Page 28 of The Game Changer

Jill

Three months later

“Hey, babe.” I lean down, kissing John as he sits on the couch. Walter is curled up on his lap purring away. Thankfully, the two of them have found a liking in one another since we started dating. I wasn’t so sure the first few times they were around one another as Walter can be picky about who he likes and dislikes. “How was your appointment?” I ask, scratching Walter’s head.

“No changes to the scans,” he answers, the aggravation noticeable in his voice. I knew he was stressed out about his checkup today and I offered to go with him, but he insisted that I didn’t need to.

“That’s good!”

“I guess.”

“What’s wrong, babe?” I ask, sitting down on the coffee table so I can face him.

“Don’t worry about it, just having a bad day and I don’t want to take it out on you,” he tells me. He cups my cheek, rubbing his thumb along my lips. I’ve noticed the last week or so he’s been a little more irritable. I have a small inkling that it has to do with the fact that the regular hockey season started back this week. Tonight is the home opener, one that we’re supposed to be leaving for soon.

“It’s bothering you that you aren’t getting ready to hit the ice tonight, isn’t it?” I ask.

“Yeah,” he admits, hanging his head down.

“John,” I say, linking my fingers with his and squeezing them to get his attention. I wait him out until he looks at me. “It’s okay to be mad, it’s okay to be hurting and upset that something that was your entire life has been taken away from you. All of those feelings are valid, and no one would think twice about you having them.” This is one of the reasons I really wish he’d find a counselor to go talk to. I think that they could help him through these kinds of days.

“I know, it still doesn’t change the fact that it fucking sucks I’m not at the rink right now, stretching in the back halls. Kicking a soccer ball around with the guys or getting stretched out by one of the trainers. That was my life for the last thirty years. I’m not just going to get over it in a matter of weeks,” he grits out. He’s getting pissed, but also trying to hold it back.

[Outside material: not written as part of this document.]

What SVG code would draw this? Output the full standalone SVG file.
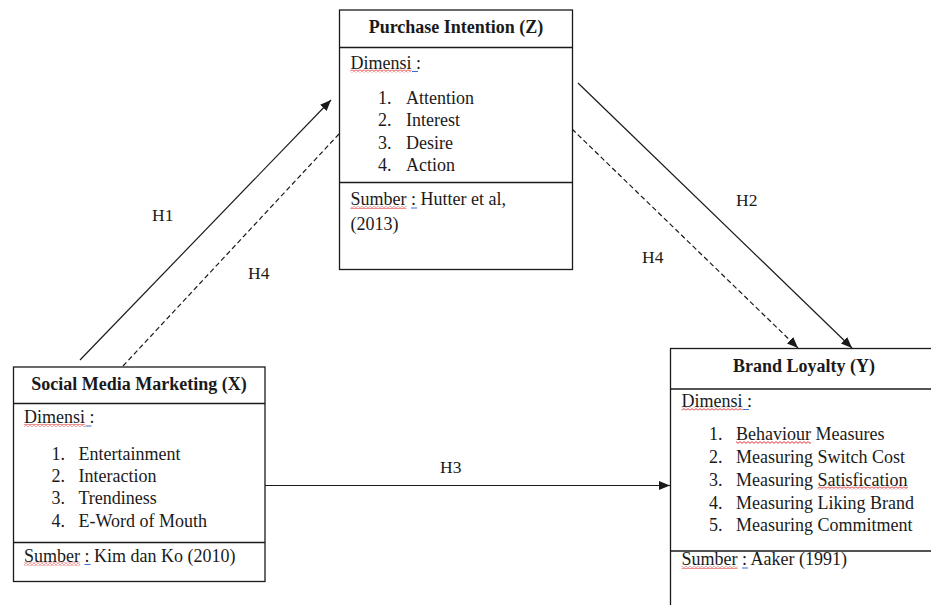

“I understand that,” I tell him, trying my damnedest to sympathize with him. I can’t even begin to understand what it’s like to go through a career-ending injury and to have your entire life change in the matter of seconds. “Did you still want to go to the game tonight?” I ask, not really knowing what would be best for him. To be in that environment and not being able to participate, or staying away but knowing that it is going on without him.”

“I think I’ll hate myself in the morning if I don’t go. My boys need my support. I also think it might help turn my shitty mood around if I can see and talk to them. Watch them kick Edmonton’s ass.”

“I think that’s a good choice,” I tell him, squeezing his hand once more. “I’m going to go change and then we can head out, sound good?” I ask him.

We have plans to meet up with Julia at the arena. John talked to the front office and got us passes for the family suite. He didn’t want to deal with fans recognizing him and causing a big scene when all he wants to do is watch the game. I think for tonight’s game, it’s probably the best plan. Going forward, I’m not sure what he’ll want to do.

“Sounds good,” he calls out to me as I head into my bedroom. I pull out the Eagles T-shirt that Julia got me awhile back, along with some jeans and a pair of flats. It’s October, after all, and I’ll be inside an ice rink. It might not be quite fall weather outside yet, but I’m so ready for it to be upon us.

“Damn, baby. That shirt looks good on you.” John whistles when I come out ten minutes later.

“Why, this old thing?” I say nonchalantly. “Just something I had in the back of my closet.”

“You look good. Only thing better would have been my jersey,” he tells me, pulling me in for a full hug. His arms wrap around my entire body as he engulfs me. Something shifted in his mood in the ten minutes I was changing and getting ready for tonight. I’m not sure if it’s the excitement that we’re headed to the rink and he’ll get to see his friends or what, but for now, I’ll take it.

“I can always wear your jersey later,” I tell him as I push up on my toes to kiss him.

“Yes,” he growls against my lips. “Tonight. In bed. You in nothing but my jersey,” he says, punctuating each statement with a kiss.

“Sounds like a plan,” I tell him as I lower back down to my normal height.

* * *

“JC! How’s it going, man?” the security guard at the side entrance we’re at asks John as he flashes our tickets to him.

“It’s going, how are you doing? How’s the wife?” he asks the older man.

“Been good, she’s doing okay. Dialysis has been tough on her these last couple of months.”

“I’m sorry to hear that, George. Give Gladys my love and I hope things get easier on her. Are they thinking a transplant will be an option?” he asks George, and I can tell he isn’t just saying something sympathetic to say it. He really means it and is curious.

“She’s on the list. We just have to wait for a donor to come along. Since we didn’t have any biological kids, and we don’t have many living relatives, the list of people to test wasn’t long. We can still hope for a living donor, but at this point, it is just luck if we find one before it’s too late.”

“I’m sorry that it hasn’t been an easy road,” he offers. “I hope that a donor is found sooner than later,” John tells the man before we fully pass through the door.